The Richland Operations Office will review how its prime contractors at the Hanford Site in Washington state are passing down nuclear quality assurance requirements to subcontractors and qualifying them after questions were raised about the recently completed River Corridor Closure Contract. A Department of Energy Inspector General’s Office audit report released Friday found quality-assurance weaknesses in Washington Closure Hanford subcontracts. Washington Closure — a partnership of AECOM, Bechtel, and CH2M Hill that managed the $2.9 billion closure project from 2005 to 2016 — had no comment.
Failing to pass down quality assurance requirements to subcontractors led to issues, including at the 618-10 Burial Ground, the report said, noting that the site contains some of the most hazardous wastes at Hanford. Radiation detection probes to identify the types of radioactive materials in vertical pipe units before remediation began failed calibration checks 92 percent of the time, the report said. However, the probes still were used to collect data. If certain nuclear quality assurance requirements had been in place, the probes could have been required to be removed from service until they were fixed, according to the report.
The audit report found Washington Closure also did not always effectively ensure that subcontractors could fully implement a quality assurance program.

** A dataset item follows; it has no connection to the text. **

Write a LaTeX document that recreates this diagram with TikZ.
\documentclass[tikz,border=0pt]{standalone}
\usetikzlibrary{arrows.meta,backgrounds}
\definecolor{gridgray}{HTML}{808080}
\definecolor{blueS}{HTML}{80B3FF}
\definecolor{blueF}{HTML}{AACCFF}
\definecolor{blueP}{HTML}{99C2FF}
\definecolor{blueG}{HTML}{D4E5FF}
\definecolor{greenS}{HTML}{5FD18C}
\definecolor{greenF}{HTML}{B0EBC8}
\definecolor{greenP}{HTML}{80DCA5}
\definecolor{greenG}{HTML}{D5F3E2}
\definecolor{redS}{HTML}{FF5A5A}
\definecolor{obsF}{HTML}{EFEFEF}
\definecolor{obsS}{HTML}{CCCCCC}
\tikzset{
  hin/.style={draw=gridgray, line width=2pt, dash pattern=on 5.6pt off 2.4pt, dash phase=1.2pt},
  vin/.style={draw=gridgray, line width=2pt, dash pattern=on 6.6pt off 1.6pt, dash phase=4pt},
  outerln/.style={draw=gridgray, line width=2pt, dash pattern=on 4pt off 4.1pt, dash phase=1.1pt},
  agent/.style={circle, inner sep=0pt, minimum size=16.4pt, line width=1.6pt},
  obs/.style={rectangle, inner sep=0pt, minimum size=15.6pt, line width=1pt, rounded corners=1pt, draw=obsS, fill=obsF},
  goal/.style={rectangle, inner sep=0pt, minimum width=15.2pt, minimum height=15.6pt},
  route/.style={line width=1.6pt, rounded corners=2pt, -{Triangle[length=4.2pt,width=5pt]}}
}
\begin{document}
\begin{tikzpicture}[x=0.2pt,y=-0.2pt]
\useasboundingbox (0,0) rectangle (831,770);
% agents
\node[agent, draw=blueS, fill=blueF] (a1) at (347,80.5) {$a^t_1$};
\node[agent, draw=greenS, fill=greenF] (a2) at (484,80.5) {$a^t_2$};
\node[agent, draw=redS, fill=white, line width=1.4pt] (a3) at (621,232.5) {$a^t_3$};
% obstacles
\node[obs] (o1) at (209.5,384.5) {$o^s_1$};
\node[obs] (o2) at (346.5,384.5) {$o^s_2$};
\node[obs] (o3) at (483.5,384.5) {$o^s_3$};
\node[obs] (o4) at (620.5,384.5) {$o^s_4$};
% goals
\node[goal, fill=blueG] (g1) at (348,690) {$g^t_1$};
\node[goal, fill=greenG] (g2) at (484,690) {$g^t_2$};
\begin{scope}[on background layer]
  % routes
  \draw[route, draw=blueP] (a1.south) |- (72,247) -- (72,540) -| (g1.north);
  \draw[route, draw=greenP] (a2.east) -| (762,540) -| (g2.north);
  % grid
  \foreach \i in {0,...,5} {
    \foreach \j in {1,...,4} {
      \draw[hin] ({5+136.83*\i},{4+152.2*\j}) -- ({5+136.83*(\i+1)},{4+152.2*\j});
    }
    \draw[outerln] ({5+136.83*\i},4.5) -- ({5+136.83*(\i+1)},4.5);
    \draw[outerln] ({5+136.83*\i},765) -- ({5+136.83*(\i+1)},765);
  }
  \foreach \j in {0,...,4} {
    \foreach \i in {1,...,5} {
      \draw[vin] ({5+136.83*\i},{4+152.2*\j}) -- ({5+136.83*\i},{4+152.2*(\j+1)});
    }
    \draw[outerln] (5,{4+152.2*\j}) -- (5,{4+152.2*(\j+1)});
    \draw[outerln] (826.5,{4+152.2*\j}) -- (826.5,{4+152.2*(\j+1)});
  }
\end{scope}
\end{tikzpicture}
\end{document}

In November 2012, a Washington Closure subcontractor had a near-miss during construction of a temporary wall needed to help in lifting a 1,100-ton cement vault once used to store radioactive waste. The vault needed to be transported to the Environmental Restoration Disposal Facility in central Hanford for disposal. “Three days into construction, the wall collapsed, spilling more than 95 cubic yards of wet concrete and ecology blocks into a previously occupied work area,” the report said. The IG’s Office found that the root cause analysis of the event showed weaknesses in the subcontractor’s ability to follow a quality assurance program. The report recommended the Richland Operations Office evaluate the costs associated with the wall failure.